**AIM OF THE EXERCISE**
Every line of the listing must be reproduced as it stands. Leave the images behind.

**COLLECTED DATA**
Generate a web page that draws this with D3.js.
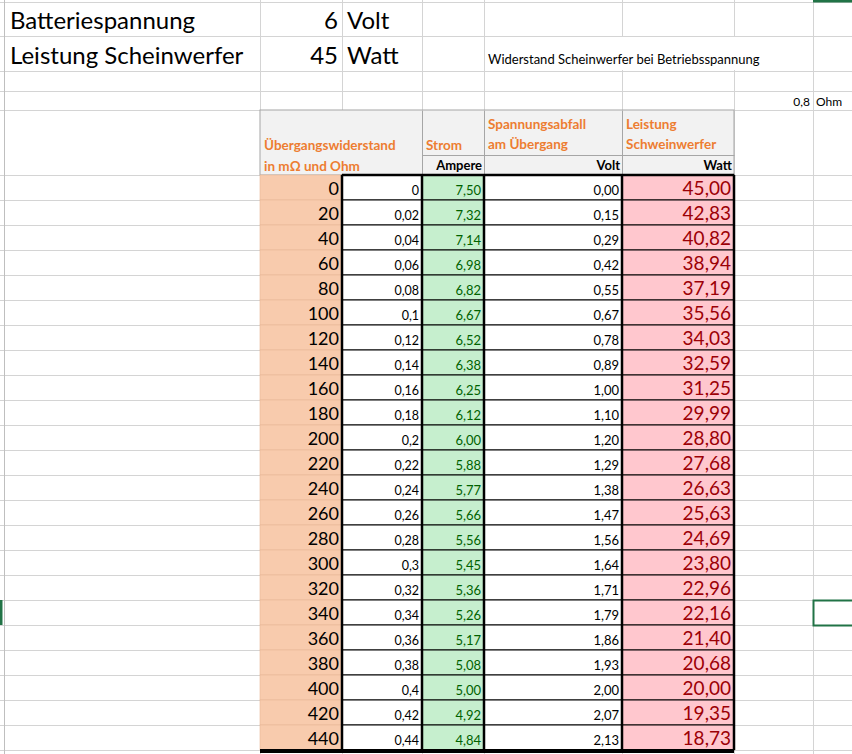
<!DOCTYPE html>
<html><head><meta charset="utf-8">
<script src="https://cdn.jsdelivr.net/npm/d3@7"></script>
<style>body{margin:0;background:#fff}svg{display:block}text{font-family:Lato,"Open Sans",sans-serif}</style>
</head><body><svg id="c" width="852" height="754"></svg>
<script>
const milliOhm=[0,20,40,60,80,100,120,140,160,180,200,220,240,260,280,300,320,340,360,380,400,420,440];
const ohm=["0","0,02","0,04","0,06","0,08","0,1","0,12","0,14","0,16","0,18","0,2","0,22","0,24","0,26","0,28","0,3","0,32","0,34","0,36","0,38","0,4","0,42","0,44"];
const strom=["7,50","7,32","7,14","6,98","6,82","6,67","6,52","6,38","6,25","6,12","6,00","5,88","5,77","5,66","5,56","5,45","5,36","5,26","5,17","5,08","5,00","4,92","4,84"];
const volt=["0,00","0,15","0,29","0,42","0,55","0,67","0,78","0,89","1,00","1,10","1,20","1,29","1,38","1,47","1,56","1,64","1,71","1,79","1,86","1,93","2,00","2,07","2,13"];
const watt=["45,00","42,83","40,82","38,94","37,19","35,56","34,03","32,59","31,25","29,99","28,80","27,68","26,63","25,63","24,69","23,80","22,96","22,16","21,40","20,68","20,00","19,35","18,73"];

const svg=d3.select("#c");
const colX=[5,260,342,422,484,622,734,813,852];
const y=d3.scaleBand().domain(d3.range(milliOhm.length)).range([175,750]);
const grid="#d4d4d4";
svg.append("rect").attr("x",0).attr("y",0).attr("width",852).attr("height",754).attr("fill","#fff");
const hLines=[2,36,71,91,110];
d3.range(175,760,25).forEach(v=>hLines.push(v));
svg.append("g").selectAll("line").data(hLines).join("line").attr("x1",0).attr("x2",852).attr("y1",d=>d+.5).attr("y2",d=>d+.5).attr("stroke",grid);
svg.append("g").selectAll("line").data(colX.slice(1,8)).join("line").attr("x1",d=>d+.5).attr("x2",d=>d+.5).attr("y1",0).attr("y2",754).attr("stroke",grid);
svg.append("line").attr("x1",4.5).attr("x2",4.5).attr("y1",0).attr("y2",754).attr("stroke","#bfbfbf");
function t(x,yy,s,o){const e=svg.append("text").attr("x",x).attr("y",yy).text(s).attr("font-size",o.fs||12).attr("fill",o.c||"#000").attr("text-anchor",o.a||"start");if(o.w)e.attr("font-weight",o.w);return e;}
svg.append("rect").attr("x",5).attr("y",3).attr("width",254).attr("height",67).attr("fill","#fff");
svg.append("rect").attr("x",485).attr("y",37).attr("width",327).attr("height",33).attr("fill","#fff");
svg.append("line").attr("x1",5).attr("x2",260).attr("y1",36.5).attr("y2",36.5).attr("stroke",grid);
t(10,29,"Batteriespannung",{fs:24});
t(10,64,"Leistung Scheinwerfer",{fs:24});
t(338,29,"6",{fs:24,a:"end"});t(347,29,"Volt",{fs:24});
t(338,64,"45",{fs:24,a:"end"});t(347,64,"Watt",{fs:24});
t(488,64,"Widerstand Scheinwerfer bei Betriebsspannung",{fs:13});
t(810,106,"0,8",{fs:12,a:"end"});t(816,106,"Ohm",{fs:12});
svg.append("rect").attr("x",260).attr("y",110).attr("width",474).attr("height",65).attr("fill","#f2f2f2").attr("stroke","#a6a6a6");
[[422,110,422,175],[484,110,484,175],[622,110,622,175],[422,155,734,155]].forEach(l=>
 svg.append("line").attr("x1",l[0]+.5).attr("x2",l[2]+.5).attr("y1",l[1]+.5).attr("y2",l[3]+.5).attr("stroke","#a6a6a6"));
const o="#ed7d31";
t(264,150,"Übergangswiderstand",{fs:13.5,c:o,w:"bold"});
t(264,171,"in mΩ und Ohm",{fs:13.5,c:o,w:"bold"});
t(426,150,"Strom",{fs:13.5,c:o,w:"bold"});
t(488,129,"Spannungsabfall",{fs:13.5,c:o,w:"bold"});
t(488,149,"am Übergang",{fs:13.5,c:o,w:"bold"});
t(626,129,"Leistung",{fs:13.5,c:o,w:"bold"});
t(626,149,"Schweinwerfer",{fs:13.5,c:o,w:"bold"});
t(482,170,"Ampere",{fs:13,w:"bold",a:"end"});
t(620,170,"Volt",{fs:13,w:"bold",a:"end"});
t(732,170,"Watt",{fs:13,w:"bold",a:"end"});
const cols=[
 {x0:260,x1:342,vals:milliOhm,fill:"#f8cbad",c:"#000",fs:18},
 {x0:342,x1:422,vals:ohm,fill:"#fff",c:"#000",fs:12.5},
 {x0:422,x1:484,vals:strom,fill:"#c6efce",c:"#006100",fs:13},
 {x0:484,x1:622,vals:volt,fill:"#fff",c:"#000",fs:13},
 {x0:622,x1:734,vals:watt,fill:"#ffc7ce",c:"#9c0006",fs:19}];
cols.forEach((c,ci)=>{
 const gg=svg.append("g");
 gg.selectAll("rect").data(c.vals).join("rect").attr("x",c.x0).attr("y",(d,i)=>y(i)).attr("width",c.x1-c.x0).attr("height",y.bandwidth()).attr("fill",c.fill)
  .attr("stroke",ci===0?"#e6b796":"#000").attr("stroke-width",ci===0?0.6:1);
 gg.selectAll("text").data(c.vals).join("text").attr("x",c.x1-3).attr("y",(d,i)=>y(i)+y.bandwidth()-5).attr("text-anchor","end")
  .attr("font-size",c.fs).attr("fill",c.c).text(d=>d);
});
[[342,175,342,750],[422,175,422,750],[484,175,484,750],[622,175,622,750],[734,175,734,750],[342,175,734,175]].forEach(l=>
 svg.append("line").attr("x1",l[0]).attr("x2",l[2]).attr("y1",l[1]).attr("y2",l[3]).attr("stroke","#000").attr("stroke-width",2.5));
svg.append("line").attr("x1",260).attr("x2",734).attr("y1",751).attr("y2",751).attr("stroke","#000").attr("stroke-width",4);
svg.append("rect").attr("x",813.5).attr("y",600.5).attr("width",40).attr("height",25).attr("fill","none").attr("stroke","#217346").attr("stroke-width",2);
svg.append("line").attr("x1",1).attr("x2",1).attr("y1",600).attr("y2",625).attr("stroke","#217346").attr("stroke-width",3);
svg.append("line").attr("x1",813).attr("x2",852).attr("y1",1).attr("y2",1).attr("stroke","#217346").attr("stroke-width",3);
</script></body></html>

**IN RESPONSE**
Generate a web page that draws this with D3.js.
<!DOCTYPE html>
<html><head><meta charset="utf-8">
<script src="https://cdn.jsdelivr.net/npm/d3@7"></script>
<style>body{margin:0;background:#fff}svg{display:block}text{font-family:Lato,"Open Sans",sans-serif}</style>
</head><body><svg id="c" width="852" height="754"></svg>
<script>
const milliOhm=[0,20,40,60,80,100,120,140,160,180,200,220,240,260,280,300,320,340,360,380,400,420,440];
const ohm=["0","0,02","0,04","0,06","0,08","0,1","0,12","0,14","0,16","0,18","0,2","0,22","0,24","0,26","0,28","0,3","0,32","0,34","0,36","0,38","0,4","0,42","0,44"];
const strom=["7,50","7,32","7,14","6,98","6,82","6,67","6,52","6,38","6,25","6,12","6,00","5,88","5,77","5,66","5,56","5,45","5,36","5,26","5,17","5,08","5,00","4,92","4,84"];
const volt=["0,00","0,15","0,29","0,42","0,55","0,67","0,78","0,89","1,00","1,10","1,20","1,29","1,38","1,47","1,56","1,64","1,71","1,79","1,86","1,93","2,00","2,07","2,13"];
const watt=["45,00","42,83","40,82","38,94","37,19","35,56","34,03","32,59","31,25","29,99","28,80","27,68","26,63","25,63","24,69","23,80","22,96","22,16","21,40","20,68","20,00","19,35","18,73"];

const svg=d3.select("#c");
const colX=[5,260,342,422,484,622,734,813,852];
const y=d3.scaleBand().domain(d3.range(milliOhm.length)).range([175,750]);
const grid="#d4d4d4";
svg.append("rect").attr("x",0).attr("y",0).attr("width",852).attr("height",754).attr("fill","#fff");
const hLines=[2,36,71,91,110];
d3.range(175,760,25).forEach(v=>hLines.push(v));
svg.append("g").selectAll("line").data(hLines).join("line").attr("x1",0).attr("x2",852).attr("y1",d=>d+.5).attr("y2",d=>d+.5).attr("stroke",grid);
svg.append("g").selectAll("line").data(colX.slice(1,8)).join("line").attr("x1",d=>d+.5).attr("x2",d=>d+.5).attr("y1",0).attr("y2",754).attr("stroke",grid);
svg.append("line").attr("x1",4.5).attr("x2",4.5).attr("y1",0).attr("y2",754).attr("stroke","#bfbfbf");
function t(x,yy,s,o){const e=svg.append("text").attr("x",x).attr("y",yy).text(s).attr("font-size",o.fs||12).attr("fill",o.c||"#000").attr("text-anchor",o.a||"start");if(o.w)e.attr("font-weight",o.w);return e;}
svg.append("rect").attr("x",5).attr("y",3).attr("width",254).attr("height",67).attr("fill","#fff");
svg.append("rect").attr("x",485).attr("y",37).attr("width",327).attr("height",33).attr("fill","#fff");
svg.append("line").attr("x1",5).attr("x2",260).attr("y1",36.5).attr("y2",36.5).attr("stroke",grid);
t(10,29,"Batteriespannung",{fs:24});
t(10,64,"Leistung Scheinwerfer",{fs:24});
t(338,29,"6",{fs:24,a:"end"});t(347,29,"Volt",{fs:24});
t(338,64,"45",{fs:24,a:"end"});t(347,64,"Watt",{fs:24});
t(488,64,"Widerstand Scheinwerfer bei Betriebsspannung",{fs:13});
t(810,106,"0,8",{fs:12,a:"end"});t(816,106,"Ohm",{fs:12});
svg.append("rect").attr("x",260).attr("y",110).attr("width",474).attr("height",65).attr("fill","#f2f2f2").attr("stroke","#a6a6a6");
[[422,110,422,175],[484,110,484,175],[622,110,622,175],[422,155,734,155]].forEach(l=>
 svg.append("line").attr("x1",l[0]+.5).attr("x2",l[2]+.5).attr("y1",l[1]+.5).attr("y2",l[3]+.5).attr("stroke","#a6a6a6"));
const o="#ed7d31";
t(264,150,"Übergangswiderstand",{fs:13.5,c:o,w:"bold"});
t(264,171,"in mΩ und Ohm",{fs:13.5,c:o,w:"bold"});
t(426,150,"Strom",{fs:13.5,c:o,w:"bold"});
t(488,129,"Spannungsabfall",{fs:13.5,c:o,w:"bold"});
t(488,149,"am Übergang",{fs:13.5,c:o,w:"bold"});
t(626,129,"Leistung",{fs:13.5,c:o,w:"bold"});
t(626,149,"Schweinwerfer",{fs:13.5,c:o,w:"bold"});
t(482,170,"Ampere",{fs:13,w:"bold",a:"end"});
t(620,170,"Volt",{fs:13,w:"bold",a:"end"});
t(732,170,"Watt",{fs:13,w:"bold",a:"end"});
const cols=[
 {x0:260,x1:342,vals:milliOhm,fill:"#f8cbad",c:"#000",fs:18},
 {x0:342,x1:422,vals:ohm,fill:"#fff",c:"#000",fs:12.5},
 {x0:422,x1:484,vals:strom,fill:"#c6efce",c:"#006100",fs:13},
 {x0:484,x1:622,vals:volt,fill:"#fff",c:"#000",fs:13},
 {x0:622,x1:734,vals:watt,fill:"#ffc7ce",c:"#9c0006",fs:19}];
cols.forEach((c,ci)=>{
 const gg=svg.append("g");
 gg.selectAll("rect").data(c.vals).join("rect").attr("x",c.x0).attr("y",(d,i)=>y(i)).attr("width",c.x1-c.x0).attr("height",y.bandwidth()).attr("fill",c.fill)
  .attr("stroke",ci===0?"#e6b796":"#000").attr("stroke-width",ci===0?0.6:1);
 gg.selectAll("text").data(c.vals).join("text").attr("x",c.x1-3).attr("y",(d,i)=>y(i)+y.bandwidth()-5).attr("text-anchor","end")
  .attr("font-size",c.fs).attr("fill",c.c).text(d=>d);
});
[[342,175,342,750],[422,175,422,750],[484,175,484,750],[622,175,622,750],[734,175,734,750],[342,175,734,175]].forEach(l=>
 svg.append("line").attr("x1",l[0]).attr("x2",l[2]).attr("y1",l[1]).attr("y2",l[3]).attr("stroke","#000").attr("stroke-width",2.5));
svg.append("line").attr("x1",260).attr("x2",734).attr("y1",751).attr("y2",751).attr("stroke","#000").attr("stroke-width",4);
svg.append("rect").attr("x",813.5).attr("y",600.5).attr("width",40).attr("height",25).attr("fill","none").attr("stroke","#217346").attr("stroke-width",2);
svg.append("line").attr("x1",1).attr("x2",1).attr("y1",600).attr("y2",625).attr("stroke","#217346").attr("stroke-width",3);
svg.append("line").attr("x1",813).attr("x2",852).attr("y1",1).attr("y2",1).attr("stroke","#217346").attr("stroke-width",3);
</script></body></html>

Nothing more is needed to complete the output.